海牙的老人(2 / 2)

大概等了十來分鍾,聽到一聲熱情的招呼,是一位戴眼鏡的中年女士,說一口流利的英語。顯然她比較重要,因為她講話很多,無拘無束。

從她口裏越來越多聽到一個人的名字,說他要破例接待我們,今天一早就親自給她打電話作安排。我們問那人是誰,她一怔,然後笑了,說:“我以為你們都知道呢。他是國際法院副院長,今天特地空出時間來等你們。我現在正領你們去他的辦公室。”

這條路有點複雜,上二樓,走過一條長長的玻璃走廊,又回到了主樓。她先領我們看了看各位大法官審案前開會的會議室,再看隔壁的審判庭。這兩個地方今天都空著,一派古典貴族式的莊嚴肅穆。

從審判庭出來,又走了一些路。她向我們先做了一個手勢,然後在一個灰色的門前屏息站定,抬起左手看了看手表,抬起右手輕輕地敲了兩下。

才兩下,門就開了,站在我們眼前的是一個老人,而且是一個中國老人!“你們來了?請進!請進!”——這更讓我吃驚了,居然滿口濃重的上海口音!

這便是堂堂海牙國際法院副院長史久鏞大法官。

國際法院的法官由聯合國會議選舉產生。史先生在這裏極具威望,是國際法院的靈魂人物,但他並不代表中國。

他的辦公室分兩大間,外麵一間堆著各種文件和電腦,裏麵一間有他的大寫字台。寬寬的落地窗前有一個會客的空間,我們在那裏坐下了。窗外,是法國式的園林,卻又帶有英國園林的自然風味。

我們盡管經常在媒體上看到國際法院,但對它的了解實在太少,因此一開始就有許多最淺顯的問題期期艾艾地提了出來,他一聽就笑了。例如——

問:你們有事幹嗎?國與國,不是打仗就是談判,怎麼會想著打官司?

答:我們在這兒忙極了,堆滿了案件。你看,積壓在手邊的就是幾十宗。

問:你們判決以後,那些敗訴的國家會遵照執行嗎?

答:幾十年來隻有一個例外,美國。我們判它輸,但它不執行,事情遞交到安理會,它作為常任理事國投了否決票。國際法院是聯合國的下屬機構,這樣一來就沒辦法了。

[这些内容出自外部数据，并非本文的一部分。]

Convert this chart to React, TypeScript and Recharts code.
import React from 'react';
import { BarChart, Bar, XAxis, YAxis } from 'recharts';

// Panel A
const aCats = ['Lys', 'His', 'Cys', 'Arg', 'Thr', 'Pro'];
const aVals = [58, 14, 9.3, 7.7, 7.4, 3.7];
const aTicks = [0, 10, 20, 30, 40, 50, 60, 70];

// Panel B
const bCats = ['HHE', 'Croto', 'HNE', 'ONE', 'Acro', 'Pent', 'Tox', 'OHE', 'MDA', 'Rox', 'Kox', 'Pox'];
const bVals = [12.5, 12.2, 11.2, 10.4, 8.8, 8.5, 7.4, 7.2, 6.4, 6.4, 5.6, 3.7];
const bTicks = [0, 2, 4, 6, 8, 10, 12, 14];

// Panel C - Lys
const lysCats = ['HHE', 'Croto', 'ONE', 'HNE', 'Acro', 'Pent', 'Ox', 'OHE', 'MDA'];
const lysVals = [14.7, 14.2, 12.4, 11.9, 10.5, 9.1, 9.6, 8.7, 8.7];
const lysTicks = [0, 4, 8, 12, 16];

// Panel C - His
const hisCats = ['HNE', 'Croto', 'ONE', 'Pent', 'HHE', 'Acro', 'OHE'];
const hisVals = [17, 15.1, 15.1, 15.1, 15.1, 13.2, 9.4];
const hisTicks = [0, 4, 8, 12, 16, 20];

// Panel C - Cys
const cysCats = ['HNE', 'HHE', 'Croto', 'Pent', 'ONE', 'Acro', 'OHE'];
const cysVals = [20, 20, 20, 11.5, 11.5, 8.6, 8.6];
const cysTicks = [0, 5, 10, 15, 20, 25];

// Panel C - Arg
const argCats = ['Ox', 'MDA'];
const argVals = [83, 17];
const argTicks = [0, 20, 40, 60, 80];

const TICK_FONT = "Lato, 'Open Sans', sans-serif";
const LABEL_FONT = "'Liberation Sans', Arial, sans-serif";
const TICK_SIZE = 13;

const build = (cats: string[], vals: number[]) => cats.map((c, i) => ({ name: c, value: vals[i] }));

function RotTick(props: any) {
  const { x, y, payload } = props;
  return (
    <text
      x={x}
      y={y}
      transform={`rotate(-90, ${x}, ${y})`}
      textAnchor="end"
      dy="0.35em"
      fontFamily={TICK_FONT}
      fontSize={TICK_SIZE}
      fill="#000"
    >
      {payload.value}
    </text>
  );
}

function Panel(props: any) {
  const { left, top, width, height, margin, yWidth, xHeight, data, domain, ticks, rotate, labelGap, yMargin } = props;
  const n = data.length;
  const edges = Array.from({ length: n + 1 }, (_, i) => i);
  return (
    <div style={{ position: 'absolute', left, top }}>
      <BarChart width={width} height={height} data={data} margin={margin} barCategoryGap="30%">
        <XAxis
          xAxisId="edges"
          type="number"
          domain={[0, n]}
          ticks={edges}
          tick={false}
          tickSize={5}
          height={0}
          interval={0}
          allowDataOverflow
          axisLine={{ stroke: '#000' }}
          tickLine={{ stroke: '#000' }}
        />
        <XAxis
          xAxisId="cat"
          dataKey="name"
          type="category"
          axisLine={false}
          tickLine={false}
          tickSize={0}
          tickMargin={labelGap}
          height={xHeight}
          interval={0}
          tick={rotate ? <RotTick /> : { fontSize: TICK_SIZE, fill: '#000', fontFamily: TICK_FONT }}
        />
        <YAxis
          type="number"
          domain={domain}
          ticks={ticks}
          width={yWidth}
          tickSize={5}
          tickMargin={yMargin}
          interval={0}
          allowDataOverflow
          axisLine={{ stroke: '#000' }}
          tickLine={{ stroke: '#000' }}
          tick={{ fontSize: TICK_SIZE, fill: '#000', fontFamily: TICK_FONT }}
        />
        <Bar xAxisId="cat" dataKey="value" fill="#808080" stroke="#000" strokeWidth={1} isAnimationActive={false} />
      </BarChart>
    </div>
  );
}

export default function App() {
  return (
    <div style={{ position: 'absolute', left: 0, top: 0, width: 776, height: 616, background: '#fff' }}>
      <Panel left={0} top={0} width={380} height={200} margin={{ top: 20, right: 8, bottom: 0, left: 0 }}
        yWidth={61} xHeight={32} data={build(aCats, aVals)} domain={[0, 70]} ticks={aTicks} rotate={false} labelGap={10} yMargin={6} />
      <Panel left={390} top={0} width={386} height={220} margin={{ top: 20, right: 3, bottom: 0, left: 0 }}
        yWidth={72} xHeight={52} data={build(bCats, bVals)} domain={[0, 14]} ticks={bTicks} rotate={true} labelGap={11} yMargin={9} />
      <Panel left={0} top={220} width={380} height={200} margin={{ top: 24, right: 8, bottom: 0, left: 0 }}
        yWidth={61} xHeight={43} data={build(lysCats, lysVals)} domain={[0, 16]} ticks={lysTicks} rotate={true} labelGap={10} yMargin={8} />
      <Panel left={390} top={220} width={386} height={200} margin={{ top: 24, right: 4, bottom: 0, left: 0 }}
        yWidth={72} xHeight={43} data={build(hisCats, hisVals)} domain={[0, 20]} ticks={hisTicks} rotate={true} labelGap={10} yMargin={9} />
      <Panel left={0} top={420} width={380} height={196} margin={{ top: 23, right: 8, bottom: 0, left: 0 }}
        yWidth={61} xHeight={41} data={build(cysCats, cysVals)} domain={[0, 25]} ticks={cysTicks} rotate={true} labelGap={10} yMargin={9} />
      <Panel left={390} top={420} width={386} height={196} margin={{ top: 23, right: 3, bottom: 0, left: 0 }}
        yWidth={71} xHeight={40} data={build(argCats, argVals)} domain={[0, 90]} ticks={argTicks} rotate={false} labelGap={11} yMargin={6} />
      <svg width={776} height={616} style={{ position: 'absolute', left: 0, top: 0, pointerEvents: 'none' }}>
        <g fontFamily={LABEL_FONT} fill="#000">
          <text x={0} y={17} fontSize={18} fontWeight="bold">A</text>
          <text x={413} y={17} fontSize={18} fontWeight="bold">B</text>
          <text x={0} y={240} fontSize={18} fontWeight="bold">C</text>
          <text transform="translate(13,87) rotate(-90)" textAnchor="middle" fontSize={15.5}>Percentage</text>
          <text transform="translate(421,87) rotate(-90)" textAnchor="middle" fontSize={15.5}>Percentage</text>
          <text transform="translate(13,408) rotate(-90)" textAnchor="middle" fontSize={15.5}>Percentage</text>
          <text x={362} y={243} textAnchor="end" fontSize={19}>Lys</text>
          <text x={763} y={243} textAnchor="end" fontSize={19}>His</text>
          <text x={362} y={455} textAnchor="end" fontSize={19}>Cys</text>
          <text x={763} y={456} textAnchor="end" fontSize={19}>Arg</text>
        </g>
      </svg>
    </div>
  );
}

由此開始,我們的問題越來越多,幾乎已經涉及到一切國際大事,但今天我們麵對的是一種與外交官全然不同的語言方式。外交官囿於一國,卻旋轉著表裏兩層結構,看誰旋轉得漂亮,司謂腳盤固定而手法靈活。而他則相反,除了法律和正義,沒有固定的國家立場,也沒有言談的手法,全然是一種國際式的平正,毫無修飾和諱避。我們聽起來句句入耳,卻又有一點陌生。

就像過去一個大家族裏各個分立的門戶長年對峙,人們早已聽熟他們各自的立場,不知哪天突然來了一位“老娘舅”,他沒有立場,隻有規矩,大家一時有點吃驚。

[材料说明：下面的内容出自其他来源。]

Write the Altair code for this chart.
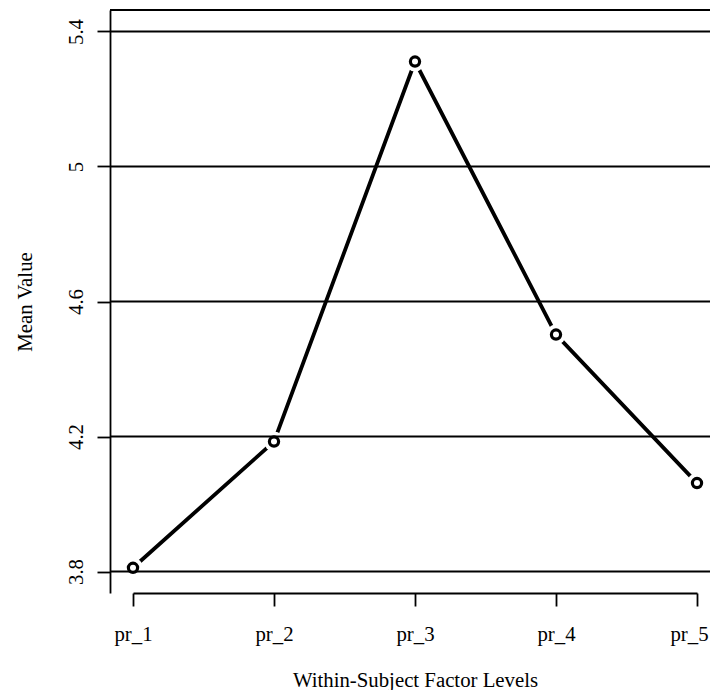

他是一個國際公民,現在住在海牙,但要經常回上海省親。以前他長期居住在上海,我問他住在上海何處,他說原來住在華山路淮海路口,最近又往西動遷了。

我們又問,既然經常回上海,會不會像剛才與我們談的那樣,與國內法律界的朋友談談國際法律精神?

這位國際大法官淡淡地說:“我不善於交際,也不喜歡交際。每次回上海,隻通知家人。”

天天斡旋著國際間最纏人的麻煩事,卻明確聲言“不善於交際,也不喜歡交際”,這就突然讓我們明白,人們一般理解的“交際”,究竟是什麼含義。

我略微有點走神,思路飄忽到了上海的淮海西路一帶:踩踏著秋天的落葉,漫步著一位極普通的老人,誰也不知道他是誰。

由此聯想到,我在與香港的行政長官董建華先生交談時聽到他的上海口音,在電視裏聽到國際奧委會副主席何振梁先生的上海口音,總覺得如果沒有現代傳媒,他們也會這麼靜靜地抽空漫步在上海街頭,無人注意。這是因為,這種口音帶有一種最平常的街市特色,毫無身份特征。中國最早進入市民社會的地方,把現代市民的概念最早注入到了語言中。沒有等級,沒有火氣,沒有警句,沒有哲言,不擅譏諷,也不會激烈,卻能藏龍臥虎、深不可測。

史久鏞大法官比董建華先生、何振梁先生都長了一輩,眼光更加淡然,腳步更加緩慢。

過些日子,他又要回上海了。當然上海不會知道,除了家人。

上海青年小心了,你們坐在街邊長椅上對於剛剛聽來的國際新聞高談闊論,也許,背後有一道蒼老而淡然的目光移過。